West Hanney : St James the Great

West Hanney
A Norman church built on the site of a Saxon church from which two stone coffins remain in the Porch, the Inner Arch is an excellent example of Norman Carving of a Chevron pattern. There is a fine Norman period font and on the North wall a Memorial Tablet to Elizabeth Bowles who died in 1718 at age 124.
A beautiful Window of Christ in Glory, surrounded by five Saints and two Gallipoli Veterans commemorates the 1914-1918 War.

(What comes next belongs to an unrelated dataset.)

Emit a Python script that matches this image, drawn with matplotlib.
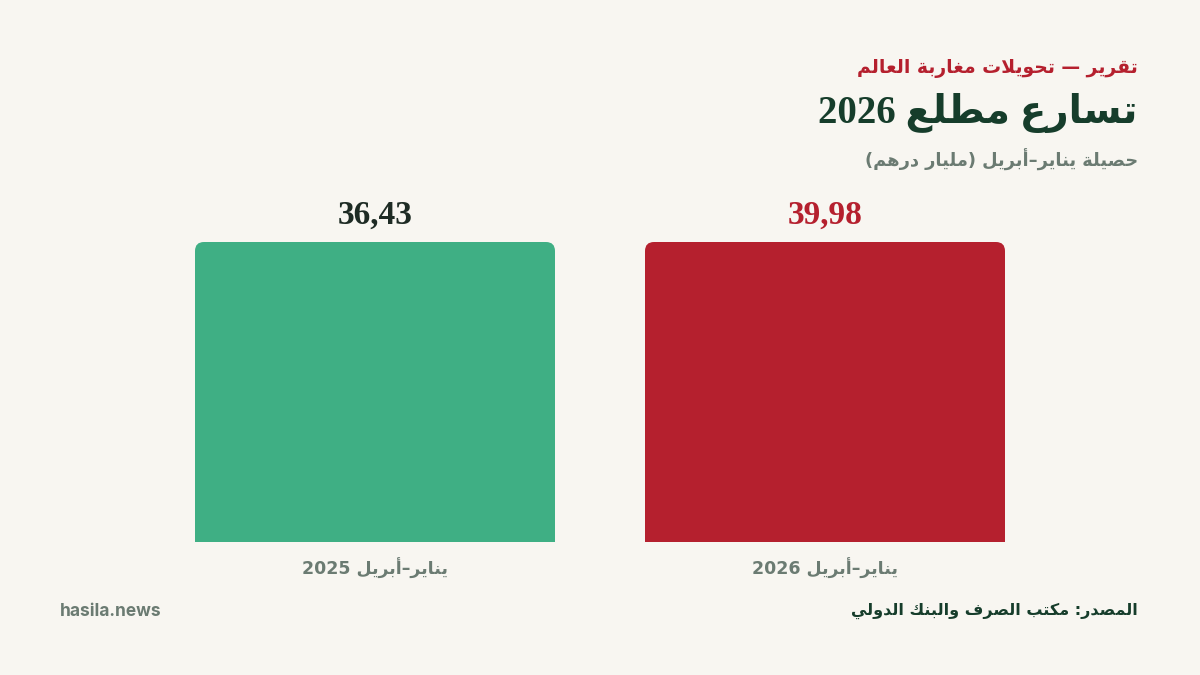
import re
import matplotlib
matplotlib.use("Agg")
import matplotlib.pyplot as plt
from matplotlib.patches import FancyBboxPatch
from matplotlib.transforms import IdentityTransform

# ---------------- data ----------------
categories = ["يناير–أبريل 2025", "يناير–أبريل 2026"]
values = [36.43, 39.98]
value_labels = ["36,43", "39,98"]
bar_colors = ["#3FAF84", "#B5202E"]
value_colors = ["#1E2B24", "#B5202E"]

kicker = "تقرير — تحويلات مغاربة العالم"
title = "تسارع مطلع 2026"
subtitle = "حصيلة يناير–أبريل (مليار درهم)"
source = "المصدر: مكتب الصرف والبنك الدولي"
brand = "hasila.news"

# ---------------- minimal Arabic shaping + bidi ----------------
FORMS = {
    'ا': ('\uFE8D', '\uFE8E', None, None),
    'أ': ('\uFE83', '\uFE84', None, None),
    'ب': ('\uFE8F', '\uFE90', '\uFE91', '\uFE92'),
    'ة': ('\uFE93', '\uFE94', None, None),
    'ت': ('\uFE95', '\uFE96', '\uFE97', '\uFE98'),
    'ح': ('\uFEA1', '\uFEA2', '\uFEA3', '\uFEA4'),
    'د': ('\uFEA9', '\uFEAA', None, None),
    'ر': ('\uFEAD', '\uFEAE', None, None),
    'س': ('\uFEB1', '\uFEB2', '\uFEB3', '\uFEB4'),
    'ص': ('\uFEB9', '\uFEBA', '\uFEBB', '\uFEBC'),
    'ط': ('\uFEC1', '\uFEC2', '\uFEC3', '\uFEC4'),
    'ع': ('\uFEC9', '\uFECA', '\uFECB', '\uFECC'),
    'غ': ('\uFECD', '\uFECE', '\uFECF', '\uFED0'),
    'ف': ('\uFED1', '\uFED2', '\uFED3', '\uFED4'),
    'ق': ('\uFED5', '\uFED6', '\uFED7', '\uFED8'),
    'ك': ('\uFED9', '\uFEDA', '\uFEDB', '\uFEDC'),
    'ل': ('\uFEDD', '\uFEDE', '\uFEDF', '\uFEE0'),
    'م': ('\uFEE1', '\uFEE2', '\uFEE3', '\uFEE4'),
    'ن': ('\uFEE5', '\uFEE6', '\uFEE7', '\uFEE8'),
    'ه': ('\uFEE9', '\uFEEA', '\uFEEB', '\uFEEC'),
    'و': ('\uFEED', '\uFEEE', None, None),
    'ي': ('\uFEF1', '\uFEF2', '\uFEF3', '\uFEF4'),
}
LAM_ALEF = {'ا': ('\uFEFB', '\uFEFC'), 'أ': ('\uFEF7', '\uFEF8')}


def _dual(c):
    return c in FORMS and FORMS[c][2] is not None


def shape(text):
    out, i, n = [], 0, len(text)
    while i < n:
        c = text[i]
        if c not in FORMS:
            out.append(c)
            i += 1
            continue
        jp = i > 0 and _dual(text[i - 1])
        if c == 'ل' and i + 1 < n and text[i + 1] in LAM_ALEF:
            lig = LAM_ALEF[text[i + 1]]
            out.append(lig[1] if jp else lig[0])
            i += 2
            continue
        jn = _dual(c) and i + 1 < n and text[i + 1] in FORMS
        iso, fin, ini, med = FORMS[c]
        out.append(med if (jp and jn) else fin if jp else ini if jn else iso)
        i += 1
    return ''.join(out)


def rtl(text):
    s = shape(text)[::-1]
    s = re.sub(r'[0-9]+(?:[.,][0-9]+)*', lambda m: m.group(0)[::-1], s)
    return s.translate({ord('('): ')', ord(')'): '('})


# ---------------- figure ----------------
W, H = 1200, 675
BG = "#F8F6F1"
fig = plt.figure(figsize=(W / 100, H / 100), dpi=100, facecolor=BG)


def fx(px):
    return px / W


def fy(py):
    return 1 - py / H


AR = ["DejaVu Sans"]
SERIF = ["Liberation Serif", "DejaVu Sans"]

fig.text(fx(1138), fy(69), rtl(kicker), ha="right", va="center",
         fontsize=13.5, fontweight="bold", color="#B5202E", family=AR)
fig.text(fx(1138), fy(113), rtl(title), ha="right", va="center",
         fontsize=28, fontweight="bold", color="#163D2B", family=SERIF)
fig.text(fx(1138), fy(160), rtl(subtitle), ha="right", va="center",
         fontsize=12.8, fontweight="bold", color="#6B7B72", family=AR)

bar_left = [195, 645]
bar_w = 360
bar_top, bar_bot = 242, 542

bars = []
for i, (cat, v) in enumerate(zip(categories, values)):
    ax = fig.add_axes([fx(bar_left[i]), fy(bar_bot), fx(bar_w), (bar_bot - bar_top) / H])
    ax.set_facecolor("none")
    b = ax.bar([0], [v], width=1.0, color=bar_colors[i], linewidth=0)[0]
    ax.set_xlim(-0.5, 0.5)
    ax.set_ylim(0, v)
    ax.axis("off")
    bars.append(b)
    cx = bar_left[i] + bar_w / 2
    fig.text(fx(cx), fy(215), value_labels[i], ha="center", va="center",
             fontsize=24, fontweight="bold", color=value_colors[i], family=SERIF)
    fig.text(fx(cx), fy(568), rtl(cat), ha="center", va="center",
             fontsize=12.5, fontweight="bold", color="#6B7B72", family=AR)

# rounded top corners via clip path in pixel space
fig.canvas.draw()
r = 9
for b in bars:
    bb = b.get_window_extent()
    clip = FancyBboxPatch((bb.x0, bb.y0 - r), bb.width, bb.height + r,
                          boxstyle=f"round,pad=0,rounding_size={r}",
                          transform=IdentityTransform(), facecolor="none", edgecolor="none")
    b.set_clip_path(clip)

fig.text(fx(60), fy(611), brand, ha="left", va="center",
         fontsize=12.5, fontweight="bold", color="#6B7B72", family=["Inter", "DejaVu Sans"])
fig.text(fx(1138), fy(611), rtl(source), ha="right", va="center",
         fontsize=11.5, fontweight="bold", color="#163D2B", family=AR)

fig.savefig("out.png", dpi=100, facecolor=BG)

West Hendred : Holy Trinity

West Hendred
Grade I listed.
C14 origins. Building materials consist of ashlar stone with irregular flint and stone rubble. Architectural features include chancel, nave and west tower. There is also a stone porch to the centre of the south aisle.
Windows range from C14 to C19 and include original C14 lancets to the left and right of the north aisle.
The tower features a plain parapet.

Braced collar truss common-rafter roof to the chancel. C14 tiles on chancel floor.
C18 wood altar rail.
Braced collar truss rafter roof to the nave, with tie beams.
There are fragments of medieval glass to the east window.
The North aisle contains some C15 pews. There is also a hexagonal wood pulpit, which is C17, as is the octagonal stone font. There is a red cross painted on the north wall to the east end of the aisle, and another red cross painted on the south wall.